Search code examples
cstringmallocconcatenationrealloc

Declare string in C without giving size


I want to concatenate in a string multiple sentences. At the moment my buffer is with fixed size 100, but I do not know the total count of the sentences to concatenate and this size can be not enough in the future. How can I define a string without defining its size?

char buffer[100]; 
int offset = sprintf (buffer, "%d plus %d is %d", 5, 3, 5+3);
offset += sprintf (buffer + offset, " and %d minus %d is %d", 6, 3, 6-3);
offset += sprintf (buffer + offset, " even more");
printf ("[%s]",buffer);  

Solution

  • This is a fundamental aspect of C. C never does automatic management of dynamically-constructed strings for you — this is always your responsibility.

    Here is an outline of four different techniques you might use. You can ask additional questions about any of these that aren't clear.

    1. Run through your string-construction process twice. Make one pass to collect the lengths of all the substrings, then call malloc to allocate a buffer of the computed size, then make a second pass to actually construct your string.

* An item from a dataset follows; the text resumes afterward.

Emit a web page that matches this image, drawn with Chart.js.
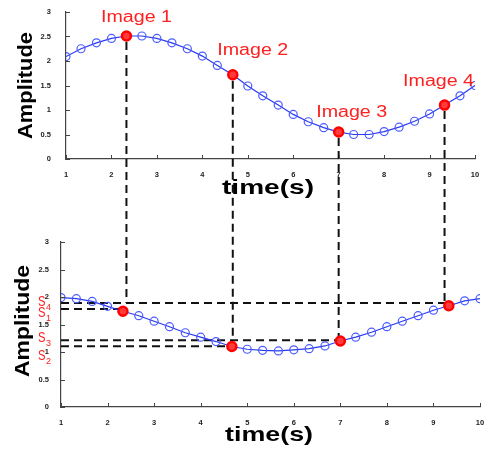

    2. Allocate a smallish (or empty) initial buffer with malloc, and then, each time you're about to append a new substring to it, check the buffer's size, and if necessary grow it bigger using realloc. (In this case I always use three variables: (1) pointer to buffer, (2) allocated size of buffer, (3) number of characters currently in buffer. The goal is to always keep (2) ≥ (3).)

    3. Allocate a dynamically-growing "memstream" and use fprintf or the like to "print" to it. This is an ideal technique, although memstreams are not standard and not supported on all platforms, and dynamically-allocating memstreams are even more exotic and less common. (It's possible to write your own, but it's a lot of work.) You can open a fixed-size memstream using fmemopen (although this is not what you want), and you can open the holy grail, a dynamically-allocating memstream (which is what you want) using open_memstream, if you have it. Both are documented on this man page. (This technique is analogous to stringstream in C++.)

    4. The "better to beg forgiveness than ask permission" technique. You can allocate a buffer which you're pretty sure is amply big enough, then blindly stuff all your substrings into it, then at the very end call strlen on it and, if you guessed wrong and the string is longer than the buffer you allocated, print a big scary noisy error message and abort. This is a blunt and risky technique, not one you'd use in a production program. It's possible that when you overflow the buffer, you damage things in a way that causes the program to crash before it has a chance to perform its belated check-and-maybe-exit step at all. If you used this technique at all, it would be considerably "safer" (that is, considerably less likely to prematurely crash before the check) if you allocated the buffer using malloc, than if you declared it as an ordinary, fixed-size array (whether static or local).

    Personally, I've used all four of these. Out in the rest of the world, numbers 1 and 2 are both in common use by just about everybody. Comparing them: number 1 is simple and a bit easier but has an uncomfortable amount of code replication (and might therefore be brittle if new strings are added later); number 2 is more robust but obviously requires you to be comfortable with the way realloc works (and this technique can be less than robust in its own way, if you've got any auxiliary pointers into your buffer which need to be ponderously relocated each time realloc is called).

    Number 3 is an "exotic" technique: theoretically almost ideal, but definitely more sophisticated and necessitating some extra support, since nothing like open_memstream is standard. And number 4 is obviously a risky and inherently not reliable technique, which you'd use — if at all — only in throwaway or prototype code, never in production.